Rafi Mohammed saw Barfi! on 17 September and just couldn’t stop thinking about the movie. He wrote a review on Tanqeed.com under his moniker Sputnik at 4.40 am American time.
He had loved the first half, but couldn’t shake off the feeling that specific scenes were lifted from other movies. ‘The mother telling the daughter about her lover is a straight ripoff from The Notebook,’ he wrote, ‘Even the final scene is a ripoff from The Notebook. Another scene of Barfi asleep and not listening to her father’s scream is inspired/copied from a similar scene from Koshish.’ Rafi’s post got 530 views and readers pointed out that many other scenes were plagiarised as well. So he set to work again. His new post on 18 September, at 11.30 am US time, listed other scenes that had been copied. He had spent a whole night on YouTube looking for them, and his list included lifts from Charlie Chaplin’s The Adventurer and City Lights, apart from The Notebook, Singing in the Rain, and Buster Keaton’s Cops. The post, which has now got almost 87,000 views, sparked off a storm of online indignation.

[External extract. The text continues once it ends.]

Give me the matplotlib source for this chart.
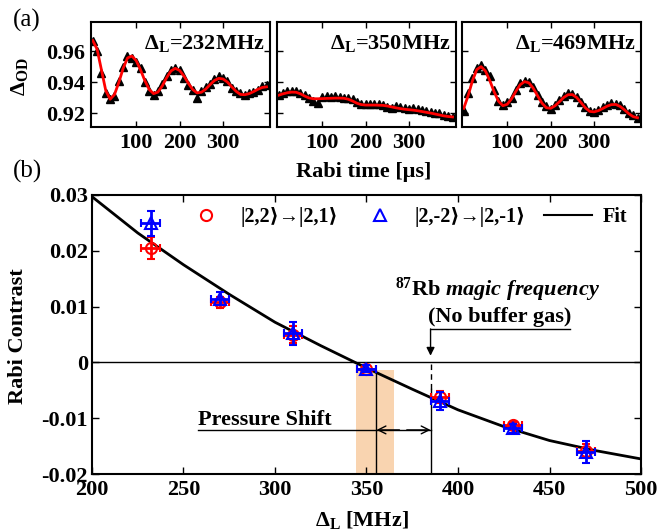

And then, on 22 September, India announced Barfi! as its official entry to the Academy Awards.
Rafi, a web developer who lives in Charlotte, North Carolina, is aghast. “I had first thought that the post would get a lot of criticism and I would get branded a Ranbir hater,” he says, “But that’s not happened—because people are shocked at the copying. Those who were reading and commenting were actually posting more scenes that they’d discovered. And then a TV channel picked it up and things went crazy. There is a difference between paying homage to a certain kind of movie and copying. It doesn’t stand a chance at the Oscars.”

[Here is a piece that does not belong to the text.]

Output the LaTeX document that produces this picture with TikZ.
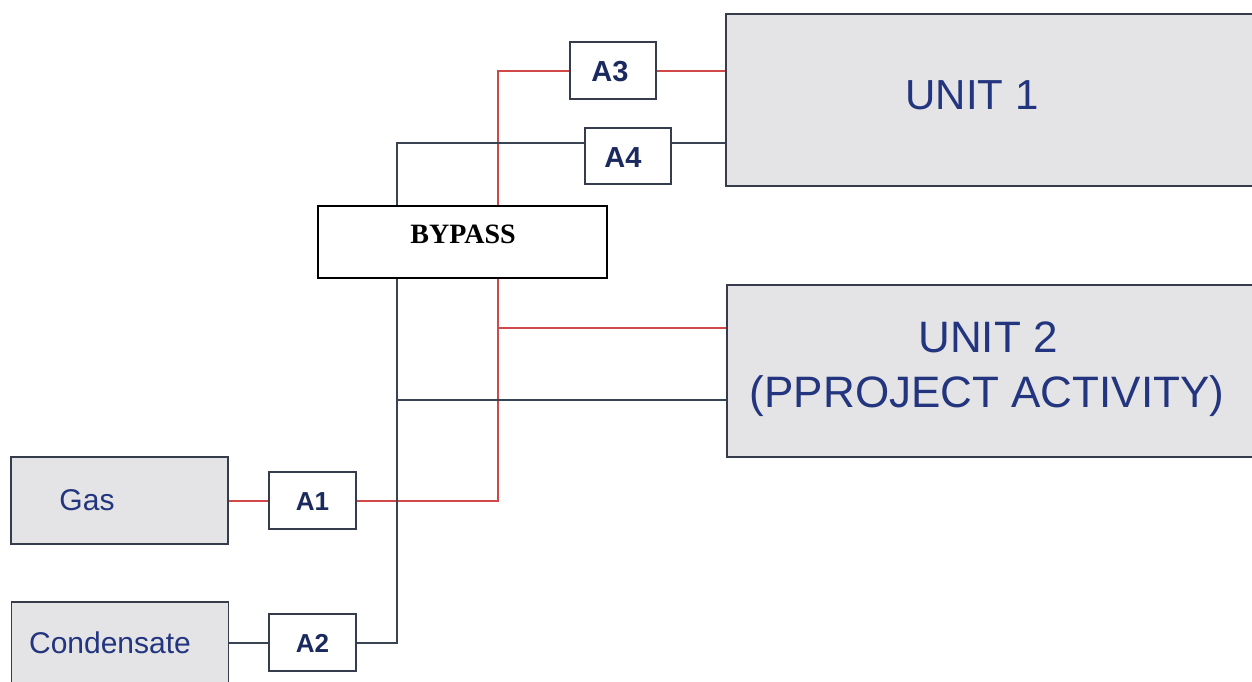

It’s a debate that’s now raging even off the web. Even if we discount the plagiarism, is Barfi! an apt kind of movie to be India’s official entry? It leads to more questions. Why is it that since 1957, only three Indian movies—Mother India, Salaam Bombay and Lagaan—have made it to the final five at the Academy Awards? Who is to blame for the fact that the world’s largest film industry can’t get even a single Oscar year after year? Why is it that, barring rare exceptions, it is only Hindi films that are ever sent by the selection committee?
Manju Borah, an Assamese filmmaker who is also chairperson of the Oscar committee appointed by the Film Federation of India to pick the official entry, blames the film industry. The committee, she says, has very little choice—since so few filmmakers in India put their films up for selection.

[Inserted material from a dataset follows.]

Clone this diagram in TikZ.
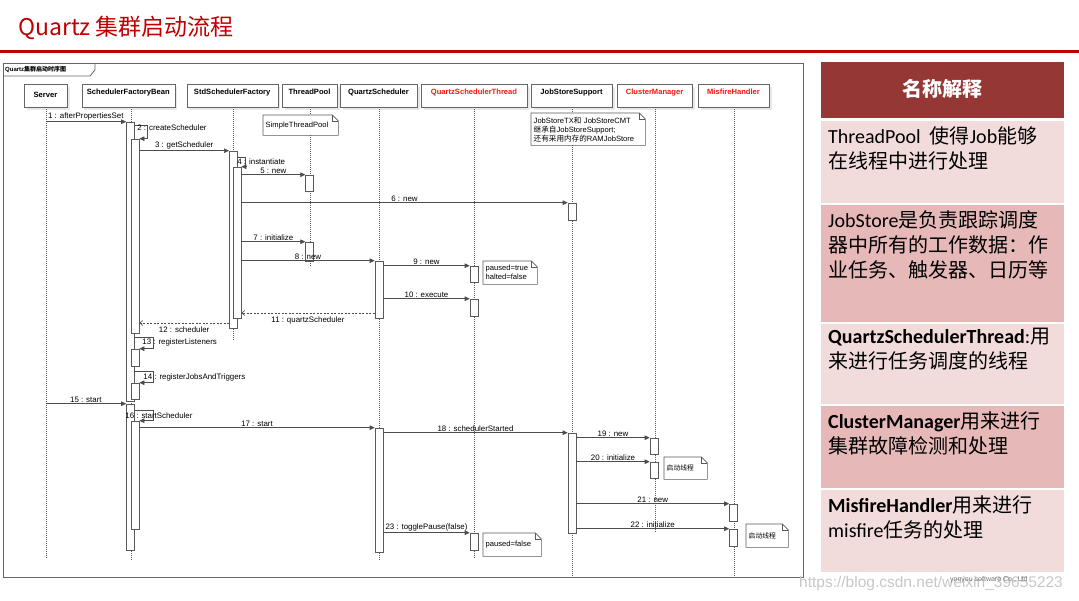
\documentclass[tikz,border=0pt]{standalone}
\usepackage{fontspec}
\setmainfont{Liberation Sans}
\newfontfamily\cjk{Noto Sans CJK SC}
\newfontfamily\calib{Carlito}
\usetikzlibrary{arrows.meta,shadows}
\definecolor{titlered}{RGB}{192,0,0}
\definecolor{namered}{RGB}{250,20,20}
\definecolor{hdrred}{RGB}{149,55,53}
\definecolor{rowlight}{RGB}{242,220,219}
\definecolor{rowdark}{RGB}{230,185,184}
\begin{document}
\begin{tikzpicture}[x=1pt, y=-1pt,
    head/.style={draw=black!60, fill=white, minimum height=23pt, inner sep=1pt, text depth=8pt,
        font=\fontsize{7.6}{8}\selectfont\bfseries,
        drop shadow={shadow xshift=2.5pt, shadow yshift=-2.5pt, fill=black!9, opacity=1}},
    lifeline/.style={draw=black!65, line width=0.6pt, dash pattern=on 1pt off 1pt},
    actbar/.style={draw=black!65, fill=white, line width=0.6pt, minimum width=8pt, inner sep=0pt},
    msg/.style={draw=black!70, line width=0.6pt, -{Triangle[length=5pt,width=4.5pt]}},
    reply/.style={draw=black!70, line width=0.6pt, dash pattern=on 2pt off 1.5pt, -{Straight Barb[length=3pt,width=5pt]}},
    lbl/.style={font=\fontsize{7.9}{9}\selectfont, inner sep=1.2pt},
    notebox/.style={anchor=north west, fill=white, inner sep=2.5pt, align=left, font=\fontsize{7.6}{9}\selectfont},
    noteline/.style={draw=black!65, line width=0.6pt},
    rowtxt/.style={anchor=north west, inner sep=0pt, align=left, font=\calib\fontsize{20}{25}\selectfont}
]
    \useasboundingbox (0,0) rectangle (1079,600);

    % Title and red rule
    \node[anchor=base west, inner sep=0pt, font=\cjk\fontsize{23}{27}\selectfont, text=titlered] (title) at (18,35) {Quartz 集群启动流程};
    \fill[titlered] (0,50) rectangle (1079,52.5);

    % Frame with tab
    \draw[draw=black!60, line width=0.8pt] (3,63) rectangle (803,577);
    \draw[draw=black!60, line width=0.8pt] (3,76) -- (90,76) -- (95,70) -- (95,63);
    \node[anchor=west, inner sep=0pt, font=\fontsize{6}{7}\selectfont\bfseries] (tab) at (5,69.5) {Quartz{\cjk 集群启动时序图}};

    % Lifeline heads
    \node[head, text depth=2pt, minimum width=43pt] (hSrv) at (45.5,95.5) {Server};
    \node[head, minimum width=93pt] (hSFB) at (128.3,95.5) {SchedulerFactoryBean};
    \node[head, minimum width=91pt] (hStd) at (232.2,95.5) {StdSchedulerFactory};
    \node[head, minimum width=55pt] (hTP) at (309.5,95.5) {ThreadPool};
    \node[head, minimum width=77pt] (hQS) at (378.5,95.5) {QuartzScheduler};
    \node[head, minimum width=106pt, text=namered] (hQST) at (474,95.5) {QuartzSchedulerThread};
    \node[head, minimum width=81pt] (hJSS) at (571.5,95.5) {JobStoreSupport};
    \node[head, minimum width=75pt, text=namered] (hCM) at (654.5,95.5) {ClusterManager};
    \node[head, minimum width=71pt, text=namered] (hMH) at (733.5,95.5) {MisfireHandler};

    % Lifelines
    \foreach \hd/\xx/\ye in {hSrv/46/558, hSFB/131.5/561, hStd/233/340, hTP/310/267, hQS/379/561,
                            hQST/474.5/558, hJSS/572/577, hCM/655/532, hMH/734/577} {
        \draw[lifeline] (\hd.south -| \xx,0) -- (\xx,\ye);
    }

    % Notes
    \node[notebox, text width=70pt, minimum height=20pt] (nSTP) at (263,115) {SimpleThreadPool};
    \node[notebox, text width=109pt, minimum height=32pt] (nJS) at (531,113) {JobStoreTX{\cjk 和} JobStoreCMT\\{\cjk 继承自}JobStoreSupport;\\{\cjk 还有采用内存的}RAMJobStore};
    \node[notebox, text width=49pt, minimum height=23pt] (nPT) at (483,261) {paused=true\\halted=false};
    \node[notebox, text width=38pt, minimum height=22pt, font=\cjk\fontsize{6.8}{8}\selectfont] (nCM) at (664,457) {启动线程};
    \node[notebox, text width=53pt, minimum height=23pt] (nPF) at (483,533) {paused=false};
    \node[notebox, text width=37pt, minimum height=23pt, font=\cjk\fontsize{6.8}{8}\selectfont] (nMH) at (746,524) {启动线程};
    \foreach \n in {nSTP, nJS, nPT, nCM, nPF, nMH} {
        \draw[noteline] (\n.south west) -- (\n.north west) -- ([xshift=-6pt]\n.north east)
            -- ([yshift=-6pt]\n.north east) -- (\n.south east) -- cycle;
        \draw[noteline] ([xshift=-6pt]\n.north east) |- ([yshift=-6pt]\n.north east);
    }

    % Activation bars
    \foreach \nm/\xx/\ya/\yb in {sfbA/130.5/122/401, sfbB/130.5/404/550, sfbC/135/139/333, sfbD/135/349/366,
                                 sfbE/135/383/399, sfbF/135/421/529, stdA/233.3/151/328, stdB/237/167/318,
                                 tpA/309.7/175/191, tpB/309.7/242/261, qsA/379/261/318, qsB/379/428/552,
                                 qstA/474/266/282, qstB/474/299/316, qstC/474/533/550, jssA/572/203/220,
                                 jssB/572/433/533, cmA/654/438/454, cmB/654/462/478, mhA/733.5/504/521,
                                 mhB/733.5/529/546} {
        \node[actbar, minimum height={(\yb-\ya)*1pt}] (\nm) at (\xx,{(\ya+\yb)/2}) {};
    }

    % Messages
    \draw[msg] (hSrv |- sfbA.north) -- (sfbA.north west) node[lbl, midway, above] {1 : afterPropertiesSet};
    \draw[msg] (sfbA.east |- 0,125) -- ++(12,0) |- (sfbC.north east);
    \node[lbl, anchor=west] (l2) at (136,127.5) {2 : createScheduler};
    \draw[msg] (sfbC.east |- stdA.north) -- (stdA.north west) node[lbl, midway, above] {3 : getScheduler};
    \draw[msg] (stdA.east |- 0,157) -- ++(8,0) |- (stdB.north east);
    \node[lbl, anchor=west] (l4) at (236,162) {4 : instantiate};
    \draw[msg] (stdB.east |- tpA.north) -- (tpA.north west) node[lbl, midway, above] {5 : new};
    \draw[msg] (stdB.east |- jssA.north) -- (jssA.north west) node[lbl, midway, above] {6 : new};
    \draw[msg] (stdB.east |- tpB.north) -- (tpB.north west) node[lbl, midway, above] {7 : initialize};
    \draw[msg] (stdB.east |- qsA.north) -- (qsA.north west) node[lbl, midway, above] {8 : new};
    \draw[msg] (qsA.east |- qstA.north) -- (qstA.north west) node[lbl, midway, above] {9 : new};
    \draw[msg] (qsA.east |- qstB.north) -- (qstB.north west) node[lbl, midway, above] {10 : execute};
    \draw[reply] (qsA.west |- 0,313) -- (stdB.east |- 0,313) node[lbl, midway, below, inner sep=3pt] {11 : quartzScheduler};
    \draw[reply] (stdA.west |- 0,323) -- (sfbC.east |- 0,323) node[lbl, midway, below, inner sep=3pt] {12 : scheduler};
    \draw[msg] (sfbA.east |- 0,337) -- ++(18,0) |- (sfbD.north east);
    \node[lbl, anchor=west] (l13) at (141,342) {13 : registerListeners};
    \draw[msg] (sfbA.east |- 0,371) -- ++(18,0) |- (sfbE.north east);
    \node[lbl, anchor=west] (l14) at (142,377) {14 : registerJobsAndTriggers};
    \draw[msg] (hSrv |- sfbB.north) -- (sfbB.north west) node[lbl, midway, above] {15 : start};
    \draw[msg] (sfbB.east |- 0,410) -- ++(18,0) |- (sfbF.north east);
    \node[lbl, anchor=west] (l16) at (124,416) {16 : startScheduler};
    \draw[msg] (sfbF.east |- qsB.north) -- (qsB.north west) node[lbl, midway, above] {17 : start};
    \draw[msg] (qsB.east |- jssB.north) -- (jssB.north west) node[lbl, midway, above] {18 : schedulerStarted};
    \draw[msg] (jssB.east |- cmA.north) -- (cmA.north west) node[lbl, midway, above] {19 : new};
    \draw[msg] (jssB.east |- cmB.north) -- (cmB.north west) node[lbl, midway, above] {20 : initialize};
    \draw[msg] (jssB.east |- mhA.north) -- (mhA.north west) node[lbl, midway, above] {21 : new};
    \draw[msg] (jssB.east |- mhB.north) -- (mhB.north west) node[lbl, midway, above] {22 : initialize};
    \draw[msg] (qsB.east |- qstC.north) -- (qstC.north west) node[lbl, midway, above] {23 : togglePause(false)};

    % Glossary panel
    \fill[hdrred] (821,62) rectangle (1064,118);
    \node[font=\cjk\bfseries\fontsize{20}{24}\selectfont, text=white] (gloss) at (942.5,89) {名称解释};
    \fill[rowlight] (821,121) rectangle (1064,203);
    \fill[rowdark] (821,205) rectangle (1064,322);
    \fill[rowlight] (821,323.5) rectangle (1064,404);
    \fill[rowdark] (821,406) rectangle (1064,488);
    \fill[rowlight] (821,490) rectangle (1064,572);
    \node[rowtxt] (g1) at (828,126) {ThreadPool\ \ {\cjk 使得}Job{\cjk 能够}\\{\cjk 在线程中进行处理}};
    \node[rowtxt] (g2) at (828,210) {JobStore{\cjk 是负责跟踪调度}\\{\cjk 器中所有的工作数据：作}\\{\cjk 业任务、触发器、日历等}};
    \node[rowtxt] (g3) at (828,328) {{\bfseries QuartzSchedulerThread}:{\cjk 用}\\{\cjk 来进行任务调度的线程}};
    \node[rowtxt] (g4) at (828,411) {{\bfseries ClusterManager}{\cjk 用来进行}\\{\cjk 集群故障检测和处理}};
    \node[rowtxt] (g5) at (828,495) {{\bfseries MisfireHandler}{\cjk 用来进行}\\misfire{\cjk 任务的处理}};

    % Watermark
    \node[anchor=base west, inner sep=0pt, font=\fontsize{15.5}{17}\selectfont, text=black!22] (wm) at (799,587) {https://blog.csdn.net/weixin\_39655223};
    \node[anchor=base west, inner sep=0pt, font=\fontsize{7}{8}\selectfont, text=black!55] (corp) at (950,581) {yonyou software Co., Ltd};
\end{tikzpicture}
\end{document}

For a film to be considered, its producers must submit an English-subtitled version of it, which, together with an entry fee, could cost them up to Rs 1 lakh. This year, the 11-member committee watched a total of 20 movies, and the majority was in favour of Barfi! as the most deserving. “I don’t think about the allegations,” says Borah, “Which movie is allegation-free these days? The film’s treatment is good and Ranbir Kapoor is great. I am not 100 per cent happy about it, as it could have been more realistic. But recently I went for a party and all the common people there [said they] loved it, even if intellectuals don’t like it.”
Critics of the process are unsettled by Borah’s candid clarity on the kind of movies she wants sent to the Oscars. “I can’t speak for other people, but I like movies with a message. A filmmaker needs to have social responsibility.” She is no less clear about her disapproval criteria of films. She cites the example of Gangs of Wasseypur, which was also in the running. “Art needs to have a pleasing aesthetic,” she says, “I thought GOW was too crude. And what do you take away from it? All I… learnt [was] some new gaalis.”
This seems like much too arbitrary a way of looking at movies. Also, if the purpose is to win an Oscar, there is nothing to suggest that movies with a message do any better than movies with gaalis. The Academy’s nominees in the ‘foreign film’ category tend to be varied. A Separation—the winner this year—was about the relationship between a son and his father suffering from Alzheimer’s. It is set in Iran but could have been anywhere. Poland’s In Darkness was about a sewer cleaner in Nazi Poland who hides a group of Jews. And Canada’sMonsieur Lazhar was about an immigrant teacher and his class. These stories were about relationships, and India also produces several such heartwarming movies. The regional film industries, especially so. But these are not considered for selection because most Indian filmmakers are unaware of how an entry is picked. Many more may not be able to afford the additional cost, which includes the promotional machinery that needs to be set in motion once the movie is sent.